= Lloyd DeVincenzi Sr. =

Gibraltarian businessman and politician (1933–2001)

The Hon. Lloyd Cecil Joseph DeVincenzi (Lloyd DeVincenzi Sr.) (6 March 1933 – 29 April 2001) was a Gibraltarian businessman and politician who was Minister for Education and Recreation between 1969 and 1972 under Robert Peliza in the first Gibraltar House of Assembly. A member of the Integration with Britain Party (IWBP). DeVincenzi was elected in the 1969 Gibraltar general election, contested between the IWBP, AACR and Isola Group.

== Career ==
DeVincenzi worked at his father's bakery as a young man, located in the south district of Gibraltar. He was also a member of the Royal Gibraltar Regiment (at the time the Gibraltar Defence Force), for a short period of time.

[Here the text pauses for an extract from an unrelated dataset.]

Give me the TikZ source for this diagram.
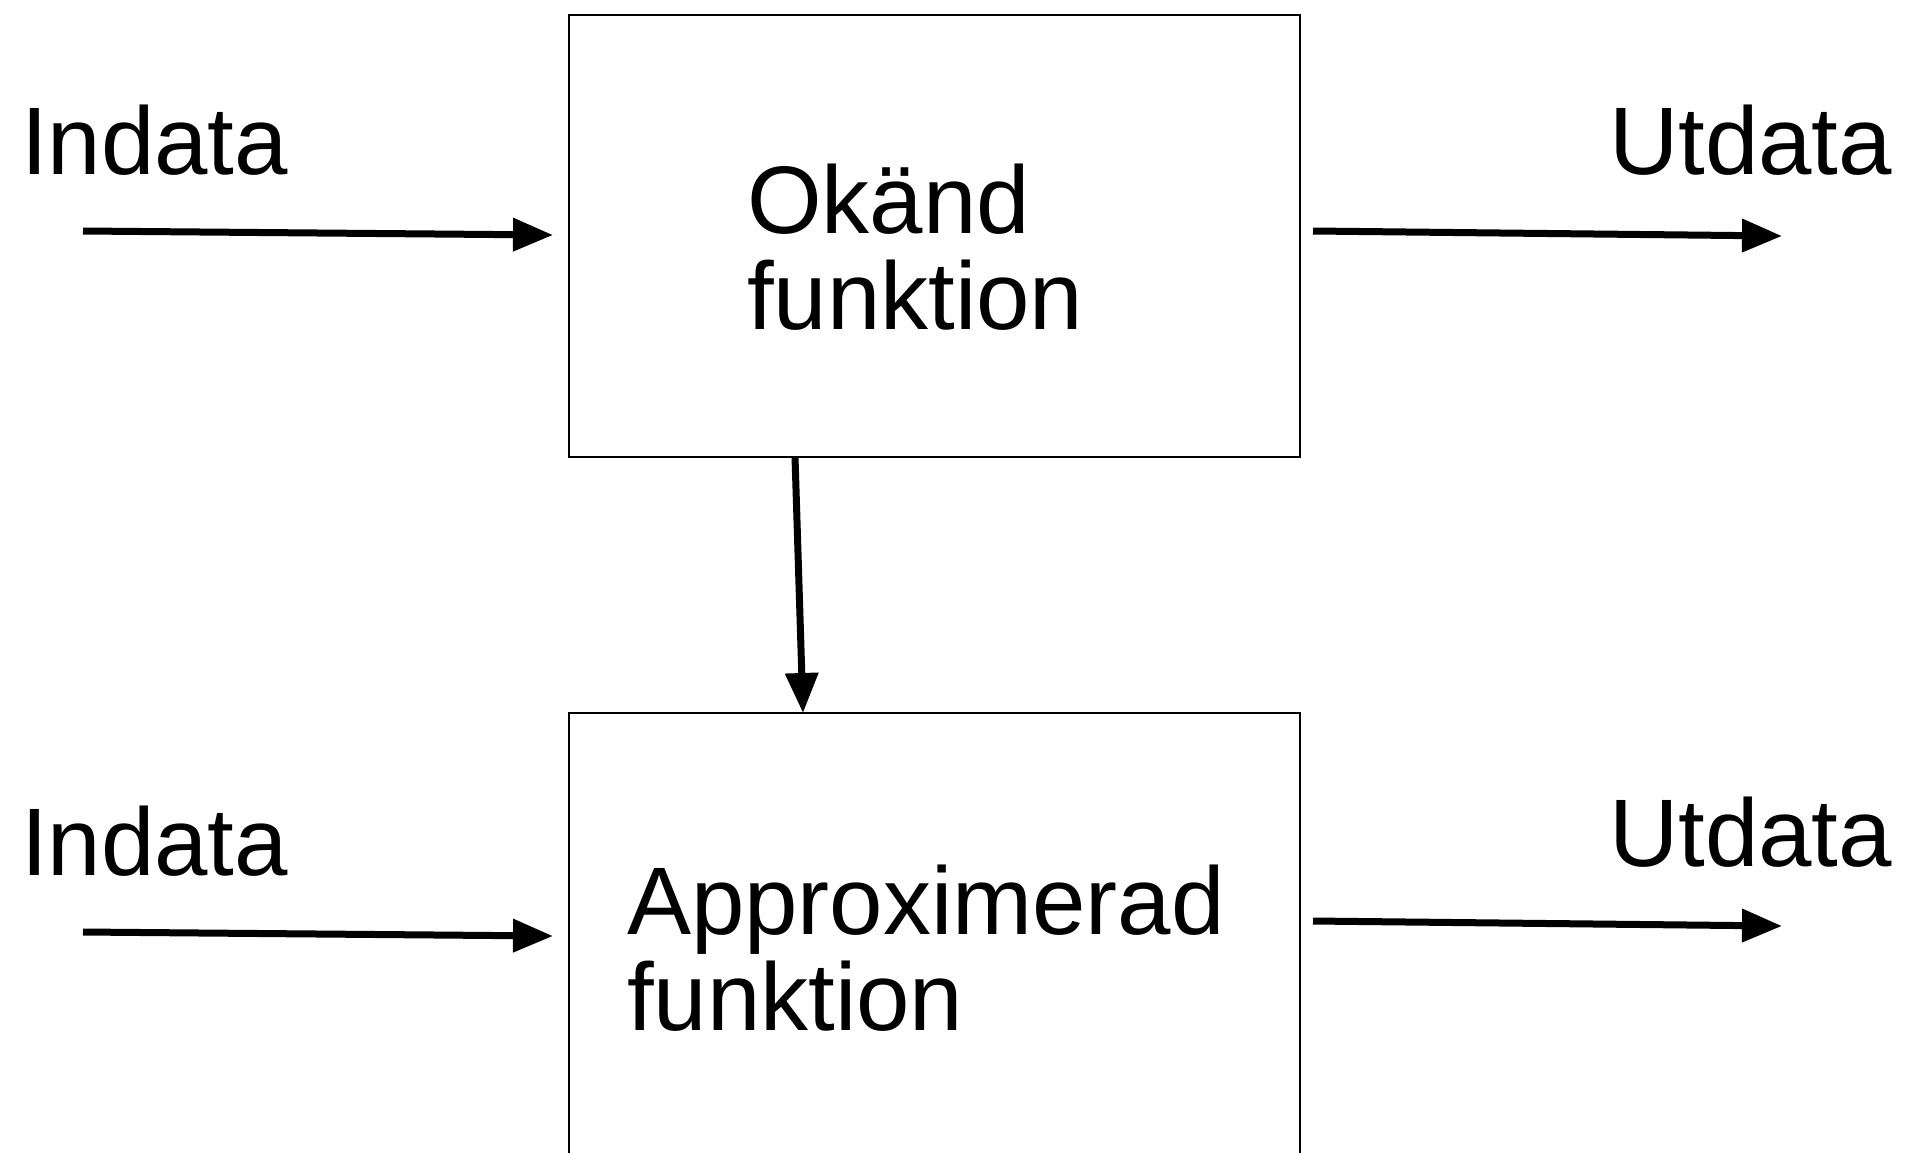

DeVincenzi ran in the 1969 Gibraltar general election as a member of the Integration with Britain Party. He was elected as one of the 15 members of the House of Assembly, and made minister for Education and Recreation, notably opening the Victoria Stadium, now a part of the wider Bayside Sports Complex. He served in his ministerial role between 1969 and 1972. In the 1972 Gibraltar general election, DeVincenzi was again elected into the House of Assembly, however the IWBP were not reelected, losing out to the AACR. DeVincenzi served as a shadow Minister between 1972 and 1976.

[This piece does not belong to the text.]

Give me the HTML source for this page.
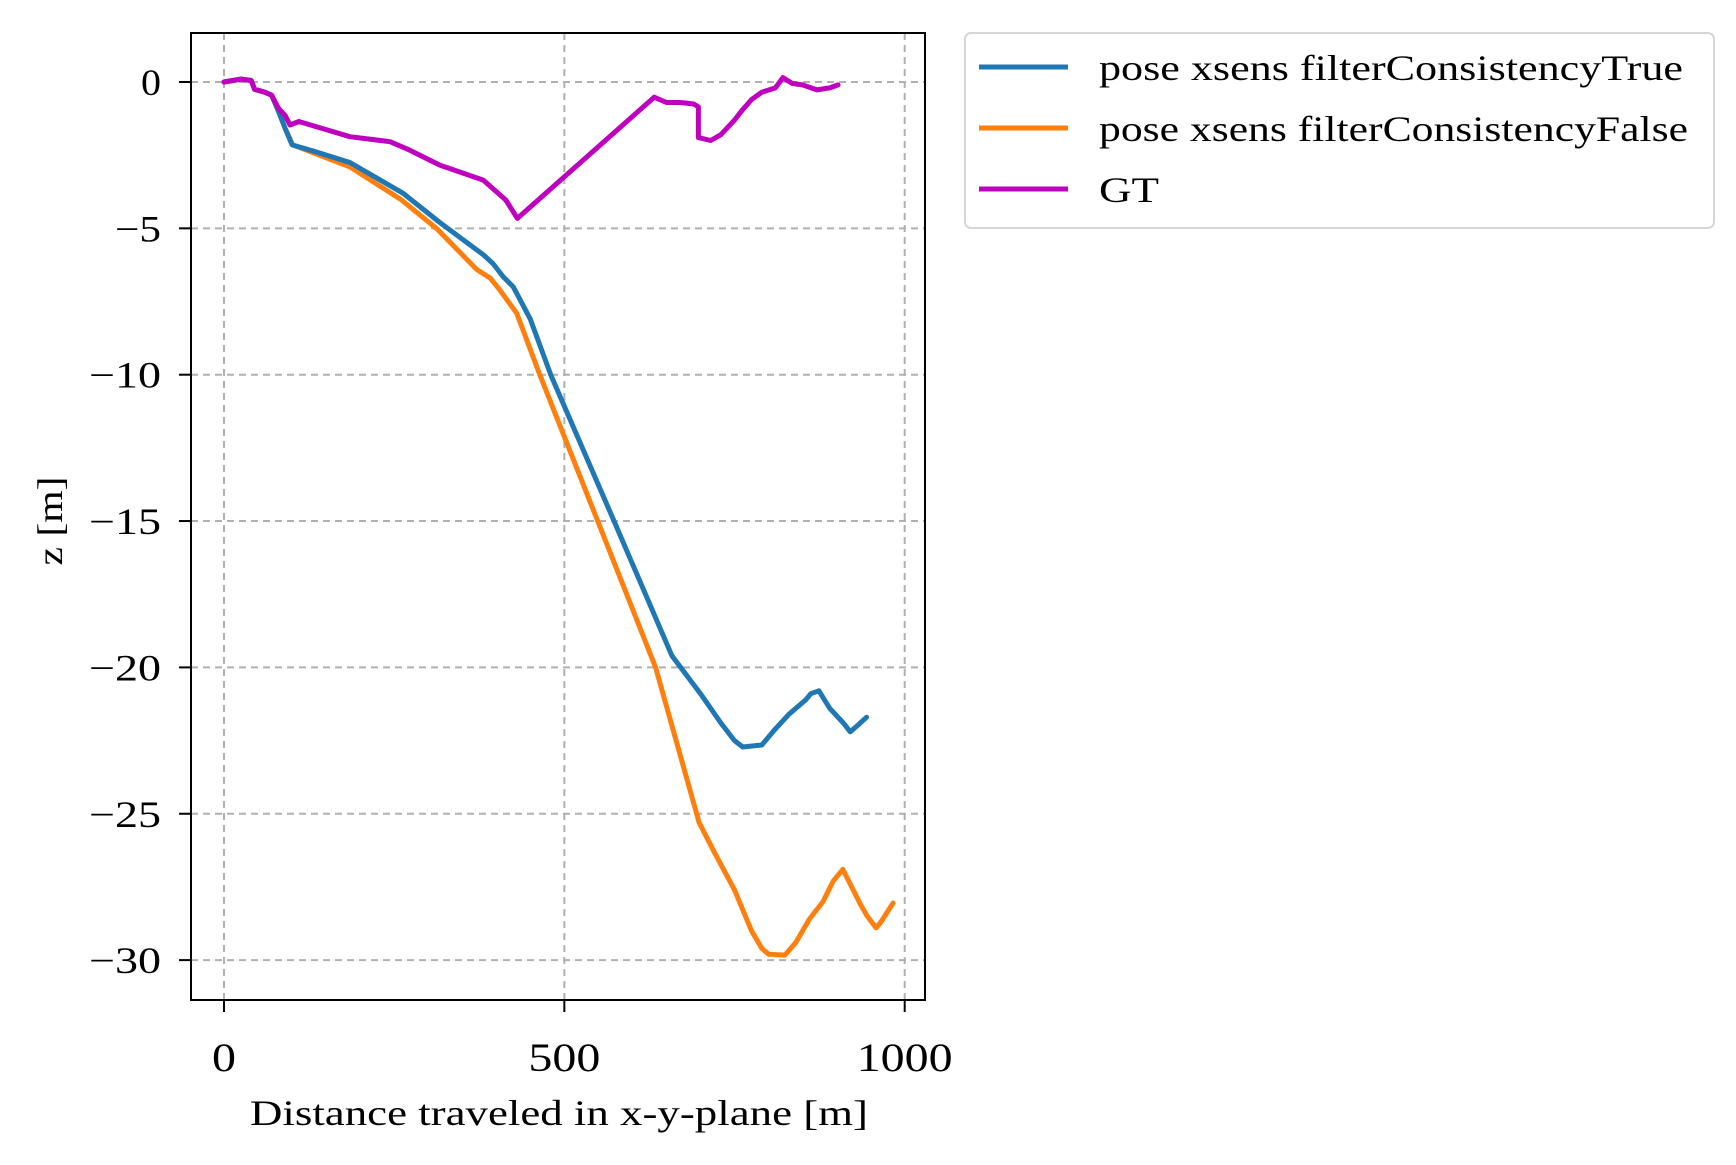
<!DOCTYPE html>
<html><head><meta charset="utf-8"><style>
body{margin:0;background:#fff}
svg{display:block;font-family:"Liberation Serif",serif}
</style></head><body>
<svg id="chart" width="1736" height="1165" viewBox="0 0 1736 1165">
<g id="grid"></g>
<g id="series"></g>
<rect x="191" y="33" width="734" height="967" fill="none" stroke="#000" stroke-width="2"/>
<g id="ticks"></g>
<text x="559" y="1125" font-size="36" text-anchor="middle" textLength="618" lengthAdjust="spacingAndGlyphs">Distance traveled in x-y-plane [m]</text>
<text transform="translate(62,521) rotate(-90)" font-size="36" text-anchor="middle" textLength="89" lengthAdjust="spacingAndGlyphs">z [m]</text>
<g>
<rect x="965" y="33" width="749" height="195" rx="6" fill="#fff" stroke="#d6d6d6" stroke-width="2"/>
<line x1="979" y1="67" x2="1068" y2="67" stroke="#1f77b4" stroke-width="5"/>
<text x="1099" y="80" font-size="36" textLength="584" lengthAdjust="spacingAndGlyphs">pose xsens filterConsistencyTrue</text>
<line x1="979" y1="128" x2="1068" y2="128" stroke="#ff7f0e" stroke-width="5"/>
<text x="1099" y="141" font-size="36" textLength="589" lengthAdjust="spacingAndGlyphs">pose xsens filterConsistencyFalse</text>
<line x1="979" y1="189" x2="1068" y2="189" stroke="#bf00bf" stroke-width="5"/>
<text x="1099" y="202" font-size="36" textLength="60" lengthAdjust="spacingAndGlyphs">GT</text>
</g>
</svg>
<script>
const xTicks=[0,500,1000];
const yTicks=[0,-5,-10,-15,-20,-25,-30];
const yTickLabels=["0","\u22125","\u221210","\u221215","\u221220","\u221225","\u221230"];
const gtX=[0,25,40,45,60,70,80,90,97,110,185,244,270,317,381,393,414,431,632,650,670,690,697,697,715,730,750,760,775,790,810,821,835,850,871,890,902];
const gtY=[0,0.1,0.05,-0.25,-0.35,-0.45,-0.9,-1.15,-1.47,-1.35,-1.87,-2.04,-2.3,-2.84,-3.35,-3.6,-4.03,-4.66,-0.52,-0.7,-0.7,-0.75,-0.85,-1.9,-2.0,-1.8,-1.3,-1.0,-0.6,-0.35,-0.2,0.15,-0.05,-0.1,-0.27,-0.2,-0.1];
const trueX=[0,25,40,45,60,70,80,90,100,130,185,263,317,381,395,410,425,450,480,573,658,700,730,750,762,790,810,830,855,862,874,890,910,920,930,944];
const trueY=[0,0.1,0.05,-0.25,-0.35,-0.45,-1.0,-1.6,-2.15,-2.35,-2.75,-3.8,-4.8,-5.9,-6.2,-6.65,-7.0,-8.1,-10,-15,-19.6,-20.9,-21.9,-22.5,-22.72,-22.65,-22.1,-21.6,-21.1,-20.9,-20.8,-21.4,-21.9,-22.2,-22.0,-21.7];
const falseX=[0,25,40,45,60,70,80,90,101,185,259,312,371,391,405,430,464,549,634,698,720,750,775,790,800,824,840,860,880,895,909,920,935,945,958,965,983];
const falseY=[0,0.1,0.05,-0.25,-0.35,-0.45,-1.0,-1.6,-2.15,-2.9,-4.0,-5.0,-6.4,-6.7,-7.1,-7.9,-10,-15,-20,-25.3,-26.3,-27.6,-29.0,-29.6,-29.8,-29.83,-29.4,-28.6,-28.0,-27.3,-26.9,-27.4,-28.1,-28.5,-28.9,-28.7,-28.05];
const NS="http://www.w3.org/2000/svg";
function sx(v){return 224+v*0.6807;}
function sy(v){return 82-v*29.27;}
function mk(tag,attrs,parent){const e=document.createElementNS(NS,tag);for(const k in attrs)e.setAttribute(k,attrs[k]);parent.appendChild(e);return e;}
const grid=document.getElementById('grid'),ticks=document.getElementById('ticks'),series=document.getElementById('series');
xTicks.forEach(t=>{
  const g=mk('line',{x1:sx(t),x2:sx(t),y1:33,y2:1000,stroke:'#b0b0b0','stroke-width':2,'stroke-dasharray':'7,5'},grid);
  
  
  const tk=mk('line',{x1:sx(t),x2:sx(t),y1:1000,y2:1012,stroke:'#000','stroke-width':2},ticks);
  
  
  const s=String(t);
  const tl=mk('text',{x:sx(t),y:1071,'font-size':40,'text-anchor':'middle',textLength:s.length*24,lengthAdjust:'spacingAndGlyphs'},ticks);
  tl.textContent=s;
  
  
});
yTicks.forEach((t,i)=>{
  const g=mk('line',{x1:191,x2:925,y1:sy(t),y2:sy(t),stroke:'#b0b0b0','stroke-width':2,'stroke-dasharray':'7,5'},grid);
  
  
  const tk=mk('line',{x1:179,x2:191,y1:sy(t),y2:sy(t),stroke:'#000','stroke-width':2},ticks);
  
  
  const s=yTickLabels[i];
  const tl=mk('text',{x:161,y:sy(t)+13,'font-size':37,'text-anchor':'end',textLength:s.length===1?20:(s.length===2?46:72),lengthAdjust:'spacingAndGlyphs'},ticks);
  tl.textContent=s;
  
  
});
function line(xs,ys,color,name){
  const d=xs.map((x,i)=>(i?'L':'M')+sx(x).toFixed(1)+','+sy(ys[i]).toFixed(1)).join(' ');
  const p=mk('path',{d:d,fill:'none',stroke:color,'stroke-width':5,'stroke-linejoin':'round','stroke-linecap':'round'},series);
  
  
}
line(falseX,falseY,'#ff7f0e','series-filter-consistency-false');
line(trueX,trueY,'#1f77b4','series-filter-consistency-true');
line(gtX,gtY,'#bf00bf','series-gt');
</script>
</body></html>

DeVincenzi founded Lloyd's Enterprises Ltd, in Gibraltar, a food importer and supplier company, which still operates under the same name and purpose. DeVincenzi sold the company when moving to Canada with his family.

== Personal life ==
DeVincenzi was born in Gibraltar to a Gibraltarian father of Italian (Genoese) descent, Adolfo DeVincenzi, and Gibraltarian mother of English descent, Jane DeVincenzi (née Golding). He had five sisters and one brother. DeVincenzi was evacuated to Casablanca and Gibraltar Camp in Mona, Jamaica during the Evacuation of the Gibraltarian civilian population during World War II.

DeVincenzi was an avid athlete, a founder of the Calpeans Athletics Club in 1954 and member of the Calpe Rowing Club, both of which still operate today.

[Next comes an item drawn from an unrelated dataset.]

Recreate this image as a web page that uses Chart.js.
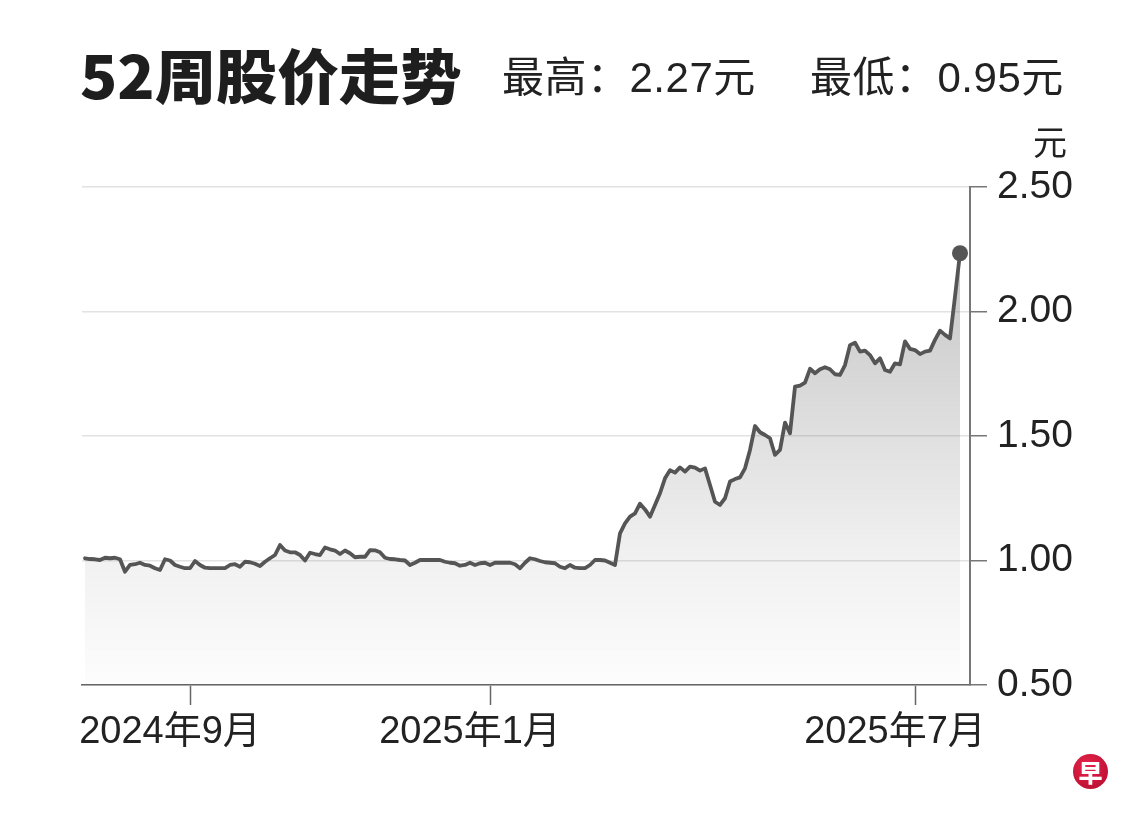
<!DOCTYPE html>
<html>
<head>
<meta charset="utf-8">
<script src="https://cdn.jsdelivr.net/npm/chart.js@4"></script>
<style>
  html, body { margin:0; padding:0; background:#fff; }
  #wrap { position:relative; width:1140px; height:818px; overflow:hidden; }
  #c { position:absolute; left:0; top:0; }
  .t { position:absolute; white-space:nowrap; color:#222; line-height:1; }
  #title { left:80px; top:44px; font-family:"Noto Sans CJK SC", sans-serif; font-weight:900; font-size:59px; color:#1e1e1e; transform:scaleX(1.04); transform-origin:left top; }
  #hi { left:502px; top:57px; font-family:"Liberation Sans","Noto Sans CJK SC",sans-serif; font-size:42px; letter-spacing:0.5px; }
  #lo { left:810px; top:57px; font-family:"Liberation Sans","Noto Sans CJK SC",sans-serif; font-size:42px; letter-spacing:0.5px; }
  #unit { left:1033px; top:124px; font-family:"Noto Sans CJK SC",sans-serif; font-size:34px; }
  #logo { position:absolute; left:1073px; top:754px; width:35px; height:35px; border-radius:50%;
          background:radial-gradient(circle at 40% 35%, #e8244a, #b00a2e); color:#fff;
          font-family:"Noto Sans CJK SC",sans-serif; font-weight:900; font-size:24px; line-height:35px; text-align:center; }
</style>
</head>
<body>
<div id="wrap">
  <canvas id="c" width="1140" height="818"></canvas>
  <div class="t" id="title">52周股价走势</div>
  <div class="t" id="hi">最高：2.27元</div>
  <div class="t" id="lo">最低：0.95元</div>
  <div class="t" id="unit">元</div>
  <div id="logo">早</div>
</div>
<script>
// Closing prices, evenly spaced samples across the 52-week window (元)
const values = [
  1.009, 1.006, 1.005, 1.002, 1.011, 1.009, 1.011, 1.005, 0.955, 0.982,
  0.985, 0.991, 0.982, 0.979, 0.969, 0.962, 1.005, 1.000, 0.982, 0.975,
  0.969, 0.969, 0.998, 0.982, 0.971, 0.969, 0.969, 0.969, 0.969, 0.982,
  0.985, 0.975, 0.995, 0.993, 0.987, 0.978, 0.995, 1.009, 1.022, 1.062,
  1.040, 1.033, 1.033, 1.022, 1.000, 1.031, 1.026, 1.022, 1.052, 1.045,
  1.040, 1.026, 1.040, 1.029, 1.013, 1.015, 1.015, 1.042, 1.041, 1.033,
  1.011, 1.006, 1.005, 1.002, 1.000, 0.982, 0.991, 1.002, 1.002, 1.002,
  1.002, 1.002, 0.995, 0.991, 0.989, 0.979, 0.982, 0.991, 0.982, 0.989,
  0.991, 0.982, 0.991, 0.991, 0.991, 0.991, 0.985, 0.969, 0.991, 1.009,
  1.005, 0.998, 0.993, 0.991, 0.989, 0.975, 0.969, 0.982, 0.971, 0.969,
  0.969, 0.982, 1.002, 1.002, 1.000, 0.991, 0.982, 1.109, 1.149, 1.176,
  1.189, 1.228, 1.205, 1.176, 1.223, 1.270, 1.330, 1.363, 1.353, 1.374,
  1.357, 1.377, 1.373, 1.361, 1.370, 1.303, 1.236, 1.223, 1.250, 1.317,
  1.327, 1.334, 1.370, 1.444, 1.540, 1.515, 1.504, 1.491, 1.424, 1.444,
  1.554, 1.511, 1.698, 1.702, 1.714, 1.770, 1.752, 1.768, 1.776, 1.768,
  1.748, 1.745, 1.785, 1.865, 1.875, 1.839, 1.843, 1.825, 1.792, 1.812,
  1.765, 1.758, 1.792, 1.788, 1.880, 1.850, 1.845, 1.829, 1.839, 1.843,
  1.886, 1.923, 1.906, 1.892, 2.060, 2.234
];
// Month ticks: sample index where each month starts, and its label
const tickIdx = [21, 81, 166];
const tickLabels = ['2024年9月', '2025年1月', '2025年7月'];
// Price axis ticks
const yTicks = [0.5, 1.0, 1.5, 2.0, 2.5];

const FAMILY = '"Liberation Sans", "Noto Sans CJK SC", sans-serif';

new Chart(document.getElementById('c'), {
  type: 'line',
  data: {
    datasets: [{
      data: values.map((v, i) => ({ x: i, y: v })),
      borderColor: '#555',
      borderWidth: 3.8,
      borderJoinStyle: 'round',
      borderCapStyle: 'round',
      tension: 0,
      pointRadius: values.map((v, i) => i === values.length - 1 ? 8 : 0),
      pointBackgroundColor: '#555',
      pointBorderWidth: 0,
      fill: 'start',
      backgroundColor: (c) => {
        const a = c.chart.chartArea;
        if (!a) return 'rgba(80,80,80,0.1)';
        const g = c.chart.ctx.createLinearGradient(0, a.top, 0, a.bottom);
        g.addColorStop(0, 'rgba(80,80,80,0.38)');
        g.addColorStop(0.3, 'rgba(80,80,80,0.26)');
        g.addColorStop(0.75, 'rgba(80,80,80,0.08)');
        g.addColorStop(1, 'rgba(80,80,80,0.015)');
        return g;
      }
    }]
  },
  options: {
    responsive: false,
    devicePixelRatio: 1,
    animation: false,
    layout: { padding: { left: 82, top: 187, right: 0, bottom: 0 } },
    plugins: { legend: { display: false }, tooltip: { enabled: false } },
    scales: {
      x: {
        type: 'linear',
        min: -0.6,
        max: 177,
        afterFit(s) { s.height = 133; },
        afterBuildTicks(s) { s.ticks = tickIdx.map(v => ({ value: v })); },
        ticks: {
          callback: (v, i) => tickLabels[i],
          autoSkip: false,
          maxRotation: 0,
          font: { size: 38, family: FAMILY },
          color: '#222',
          padding: 5,
          labelOffset: -20
        },
        grid: { drawOnChartArea: false, drawTicks: true, tickLength: 20, tickColor: '#666', tickWidth: 1.5 },
        border: { color: '#666', width: 1.5 }
      },
      y: {
        position: 'right',
        min: 0.5,
        max: 2.5,
        afterFit(s) { s.width = 170; },
        afterBuildTicks(s) { s.ticks = yTicks.map(v => ({ value: v })); },
        ticks: {
          callback: (v) => Number(v).toFixed(2),
          font: { size: 39, family: FAMILY },
          color: '#222',
          padding: 10
        },
        grid: { color: '#e2e2e2', lineWidth: 1.5, tickLength: 17, tickColor: '#777', tickWidth: 1.5 },
        border: { color: '#777', width: 2 }
      }
    }
  }
});
</script>
</body>
</html>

DeVincenzi married Maria del Carmen DeVincenzi (née Gilbert) a fellow Gibraltarian evacuee, in 1962. They had two children. Denise, born November 1964, and Lloyd Jr. born January 1968.

After leaving office as a minister, and with the border between Gibraltar and Spain closed, DeVincenzi and his family immigrated to Calgary, Alberta, Canada in November 1978. They returned to Gibraltar in the 1990s.